Sudan
- FIBA ranking: (13 July 2026)
- Joined FIBA: 1953
- FIBA zone: FIBA Africa
- National federation: Sudan Basketball Federation

Olympic Games
- Appearances: None

FIBA World Cup
- Appearances: None

FIBA Africa Championship
- Appearances: 5
- Medals: Silver: 1962 Bronze: 1975
| Home | Away |

= Sudan men's national basketball team =

National Basketball Team of Sudan

The Sudanese national basketball team is the national team of the country of Sudan. It is administered by the Sudan Basketball Association.

In the 1960s and 1970s, the country was among the continent's basketball elite as it finished runner-up at the FIBA Africa Championship in 1962 and won bronze in 1975.

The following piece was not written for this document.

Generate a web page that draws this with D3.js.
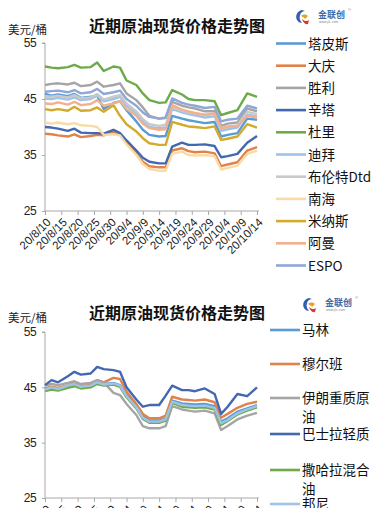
<!DOCTYPE html>
<html><head><meta charset="utf-8">
<script src="https://cdn.jsdelivr.net/npm/d3@7"></script>
<style>body{margin:0;background:#fff}svg{display:block}</style>
</head><body><svg id="c" width="378" height="508"></svg>
<script>
// ---------- DATA ----------
const dates = ["2020-08-10","2020-08-12","2020-08-14","2020-08-17","2020-08-19","2020-08-21","2020-08-24","2020-08-26","2020-08-28","2020-08-31","2020-09-02","2020-09-04","2020-09-07","2020-09-09","2020-09-11","2020-09-14","2020-09-16","2020-09-18","2020-09-21","2020-09-23","2020-09-25","2020-09-28","2020-10-01","2020-10-03","2020-10-05","2020-10-08","2020-10-11","2020-10-14"];
const xTickDates = ["2020-08-10","2020-08-15","2020-08-20","2020-08-25","2020-08-30","2020-09-04","2020-09-09","2020-09-14","2020-09-19","2020-09-24","2020-09-29","2020-10-04","2020-10-09","2020-10-14"];
const yTicks = [25,35,45,55];
const titleText = "近期原油现货价格走势图";
const unitText = "美元/桶";

// top chart series
const topNames = ["塔皮斯","大庆","胜利","辛塔","杜里","迪拜","布伦特Dtd","南海","米纳斯","阿曼","ESPO"];
const tapis  = [45.9,45.6,45.8,45.5,45.9,45.2,45.4,45.6,43.2,44.3,44.6,43.0,41.0,39.5,38.6,38.3,38.4,42.0,41.5,41.2,41.0,40.7,40.9,38.3,38.6,38.9,41.5,41.3];
const daqing = [38.8,38.7,38.5,38.3,38.7,38.2,38.4,38.6,38.5,39.1,38.6,37.2,35.3,33.8,33.0,32.8,32.8,35.8,36.2,35.7,35.5,35.6,35.3,33.0,33.3,33.7,35.8,36.4];
const shengli= [47.5,47.7,47.8,47.6,47.9,47.3,47.5,48.1,47.2,47.5,47.8,46.0,44.8,43.5,42.0,41.5,41.6,44.5,43.8,43.5,43.3,42.8,42.8,40.2,40.6,40.8,43.3,42.8];
const cinta  = [40.0,39.9,39.7,39.3,39.7,39.0,38.9,38.9,38.8,39.5,38.9,37.6,35.8,34.5,33.8,33.5,33.5,36.5,37.2,36.8,36.8,36.9,36.6,34.6,34.8,35.2,37.2,38.4];
const duri   = [50.8,50.6,50.5,50.7,51.1,50.6,50.7,51.5,50.0,50.8,50.6,48.3,47.5,46.0,44.8,44.3,44.4,46.6,45.8,45.0,44.8,44.8,44.6,42.1,42.5,43.0,46.0,45.4];
const dubai  = [45.1,45.0,45.2,44.9,45.3,44.8,45.0,45.6,44.6,45.0,45.4,43.8,42.5,41.0,40.0,39.8,39.9,43.2,42.6,42.3,42.1,41.7,41.9,39.3,39.6,39.9,42.2,41.9];
const brent  = [45.5,45.4,45.6,45.3,45.7,45.1,45.3,45.9,44.9,45.4,45.7,44.2,42.8,41.4,40.5,40.2,40.4,43.5,42.9,42.6,42.4,42.1,42.3,39.7,40.1,40.3,42.7,42.3];
const nanhai = [40.8,40.6,40.8,40.5,40.7,40.3,40.2,40.0,38.6,38.7,38.5,36.9,35.0,33.4,32.5,32.2,32.2,35.2,35.6,35.0,34.9,35.0,34.8,32.4,32.7,33.1,35.2,35.8];
const minas  = [43.2,43.0,43.2,42.9,43.6,42.9,43.0,43.5,42.7,43.9,42.0,40.5,39.2,38.0,37.1,36.8,36.8,40.9,40.4,40.1,40.0,39.8,40.1,37.7,37.9,38.3,40.5,39.9];
const oman   = [44.2,44.1,44.4,44.0,44.5,43.9,44.1,44.8,43.8,44.2,44.6,43.2,42.0,40.6,39.8,39.5,39.6,43.9,43.1,42.8,42.5,42.2,42.4,39.8,40.0,40.2,42.0,41.7];
const espo   = [46.3,46.4,46.5,46.2,46.6,46.0,46.2,46.8,45.9,46.2,46.5,45.0,43.8,42.6,41.8,41.5,41.7,45.1,44.3,44.0,43.8,43.4,43.6,41.0,41.3,41.5,43.8,43.3];
const topColors = ["#5B9BD5","#E0824A","#A5A5A5","#4468B0","#6FAA4A","#9DC3E6","#C9C9C9","#F8DBA6","#D2AA2E","#F2B08E","#8FA7D8"];

// bottom chart series
const botNames = ["马林","穆尔班","伊朗重质原油","巴士拉轻质","撒哈拉混合油","邦尼"];
const marine  = [44.5,44.9,44.6,45.2,45.5,45.0,45.2,46.0,45.6,45.8,45.4,43.6,41.6,39.8,39.0,39.0,39.4,42.6,42.1,42.0,41.9,42.0,41.6,38.8,39.4,40.6,41.2,41.8];
const murban  = [44.8,45.1,44.9,45.4,45.8,45.2,45.5,46.3,45.9,46.7,46.5,44.2,42.0,40.2,39.4,39.4,39.9,43.3,42.8,42.7,42.6,42.8,42.3,39.5,40.2,41.3,42.0,42.4];
const iranHv  = [45.3,45.6,45.4,45.8,46.1,45.6,45.8,46.3,45.9,44.0,43.6,42.0,40.0,38.0,37.6,37.6,38.0,41.6,41.0,40.8,40.6,40.8,40.3,37.3,38.0,39.2,39.9,40.4];
const basrah  = [45.4,46.3,45.9,47.0,47.8,47.3,47.5,48.7,48.3,48.1,47.8,45.0,42.8,41.5,41.8,41.8,43.5,45.3,44.5,44.5,44.3,44.8,43.8,40.2,41.5,43.8,43.4,45.0];
const saharan = [44.3,44.6,44.4,44.9,45.2,44.8,45.0,45.6,45.3,45.5,45.1,43.2,41.2,39.3,38.6,38.6,39.0,42.2,41.5,41.4,41.3,41.4,41.0,38.2,38.9,40.1,40.8,41.4];
const bonny   = [44.6,45.0,44.7,45.3,45.6,45.1,45.3,45.9,45.5,45.7,45.3,43.4,41.4,39.5,38.8,38.8,39.2,42.4,41.8,41.7,41.6,41.7,41.3,38.5,39.1,40.3,41.0,41.6];
const botColors = ["#5B9BD5","#E0824A","#A5A5A5","#4468B0","#6FAA4A","#9DC3E6"];

// ---------- DRAW ----------
const parse = d3.timeParse("%Y-%m-%d");
const fmt = d3.timeFormat("%y/%-m/%-d");
const svg = d3.select("#c");
const CJK = "'Noto Sans CJK SC','Noto Sans',sans-serif";
const NUM = "'Liberation Sans',Arial,sans-serif";

function drawLogo(x, y) {
  const g = svg.append("g").attr("transform", `translate(${x},${y})`);
  g.append("path").attr("d","M7,1 C2,2 0,7 2,11 C3,13 5,14 7,14 C5,12 4,9 5,6 C6,3 8,2 10,2 Z").attr("fill","#2f5fb3");
  g.append("path").attr("d","M6,7 C8,5 11,5 13,7 L10,10 C9,8 7,8 6,7 Z").attr("fill","#e8a020");
  g.append("path").attr("d","M7,10 C9,12 12,13 14,11 L13,15 C10,16 8,13 7,10 Z").attr("fill","#d63a2a");
  g.append("text").attr("x",23).attr("y",9).text("金联创")
    .attr("font-family",CJK).attr("font-size",9).attr("font-weight","bold").attr("fill","#3f6aa8");
  g.append("text").attr("x",24).attr("y",14).text("www.jlc.com")
    .attr("font-family",NUM).attr("font-size",3.5).attr("fill","#888");
  g.append("text").attr("x",53).attr("y",2).text("®")
    .attr("font-family",NUM).attr("font-size",4).attr("fill","#888");
}

function drawChart(cfg) {
  const x = d3.scaleTime().domain([parse(xTickDates[0]), parse(xTickDates[xTickDates.length-1])]).range([cfg.x0, cfg.x1]);
  const y = d3.scaleLinear().domain([25,55]).range([cfg.yb, cfg.yt]);

  svg.append("text").attr("x",177).attr("y",cfg.titleY).attr("text-anchor","middle")
    .attr("font-family",CJK).attr("font-size",16).attr("font-weight","bold").attr("fill","#111").text(titleText);
  svg.append("text").attr("x",8).attr("y",cfg.unitY)
    .attr("font-family",CJK).attr("font-size",11.5).attr("fill","#222").text(unitText);

  // y axis
  const ya = svg.append("g").attr("transform",`translate(${cfg.x0},0)`)
    .call(d3.axisLeft(y).tickValues(yTicks).tickSize(3).tickPadding(6));
  ya.select(".domain").attr("stroke","#a8a8a8").attr("d",`M-3,${cfg.yt}H0V${cfg.yb}`);
  ya.selectAll(".tick line").attr("stroke","#a8a8a8");
  ya.selectAll(".tick text").attr("font-family",NUM).attr("font-size",12).attr("fill","#222").attr("letter-spacing","-0.6");

  // x axis
  const xa = svg.append("g").attr("transform",`translate(0,${cfg.yb})`)
    .call(d3.axisBottom(x).tickValues(xTickDates.map(parse)).tickSize(4).tickFormat(fmt));
  xa.select(".domain").attr("stroke","#a8a8a8").attr("d",`M${cfg.x0},0H${cfg.x1+2}`);
  xa.selectAll(".tick line").attr("stroke","#a8a8a8");
  xa.selectAll(".tick text").attr("font-family",NUM).attr("font-size",11.5).attr("fill","#222")
    .attr("text-anchor","end").attr("dy",null).attr("y",0)
    .attr("transform","translate(6,12) rotate(-45)");

  // lines
  const dd = dates.map(parse);
  const line = d3.line().x((d,i)=>x(dd[i])).y(d=>y(d));
  cfg.series.forEach((s,i)=>{
    svg.append("path").attr("d",line(s)).attr("fill","none")
      .attr("stroke",cfg.colors[i]).attr("stroke-width",2.4).attr("stroke-linejoin","round");
  });

  // legend
  cfg.names.forEach((n,i)=>{
    const ly = cfg.legY[i];
    svg.append("line").attr("x1",cfg.legX).attr("x2",cfg.legX+30).attr("y1",ly).attr("y2",ly)
      .attr("stroke",cfg.colors[i]).attr("stroke-width",2.6);
    const parts = cfg.wrap && n.length > 5 ? [n.slice(0,5), n.slice(5)] : [n];
    parts.forEach((p,k)=>{
      svg.append("text").attr("x",cfg.legX+32).attr("y",ly+5+k*18.5)
        .attr("font-family",CJK).attr("font-size",13.5).attr("fill","#111").text(p);
    });
  });
  drawLogo(cfg.logoX, cfg.logoY);
}

drawChart({
  x0:45, x1:257, yt:43, yb:211, titleY:32, unitY:34,
  series:[tapis,daqing,shengli,cinta,duri,dubai,brent,nanhai,minas,oman,espo],
  colors:topColors, names:topNames,
  legX:276, legY:topNames.map((d,i)=>43.5+i*22.2), wrap:false,
  logoX:295, logoY:9
});
drawChart({
  x0:45, x1:257, yt:332, yb:498, titleY:319, unitY:322,
  series:[marine,murban,iranHv,basrah,saharan,bonny],
  colors:botColors, names:botNames,
  legX:270, legY:[330,364,398,434,470,504], wrap:true,
  logoX:302, logoY:297
});
</script></body></html>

The country has produced some NBA players, most notably Manute Bol and Luol Deng of the Minnesota Timberwolves. Deng, however, is not eligible for the national team, as he has been naturalized in the United Kingdom and plays for the UK in FIBA competitions and England in the Commonwealth Games. Traditionally, most of Sudan's most talented players have usually come from the South. (Bol and Deng e.g. were both born in South Sudan) Hence, the independence of South Sudan brought forth new challenges.

In recent years, several of the Sudan's top players have played key roles for teams of the US-based NCAA. Yet, these players normally do not play for the national team. Hence, the level of the national team has been very low. It finished winless at both the 2005 Islamic Solidarity Games and the 2011 Pan Arab Games.

==Competitive record==
===Summer Olympics===
yet to qualify

===World championships===
yet to qualify

=== African Championship ===

| Year | Position | Tournament | Host |
|---|---|---|---|
| 1962 | 2nd place, silver medalist(s) | FIBA Africa Championship 1962 | Cairo, United Arab Republic |
| 1968 | 6 | FIBA Africa Championship 1968 | Casablanca, Morocco |
| 1972 | 6 | FIBA Africa Championship 1972 | Dakar, Senegal |
| 1975 | 3rd place, bronze medalist(s) | FIBA Africa Championship 1975 | Alexandria, Egypt |
| 1978 | 4 | FIBA Africa Championship 1978 | Dakar, Senegal |

===African Games===

yet to qualify

==Current squad==
At 2011 Pan Arab Games: (last publicized squad)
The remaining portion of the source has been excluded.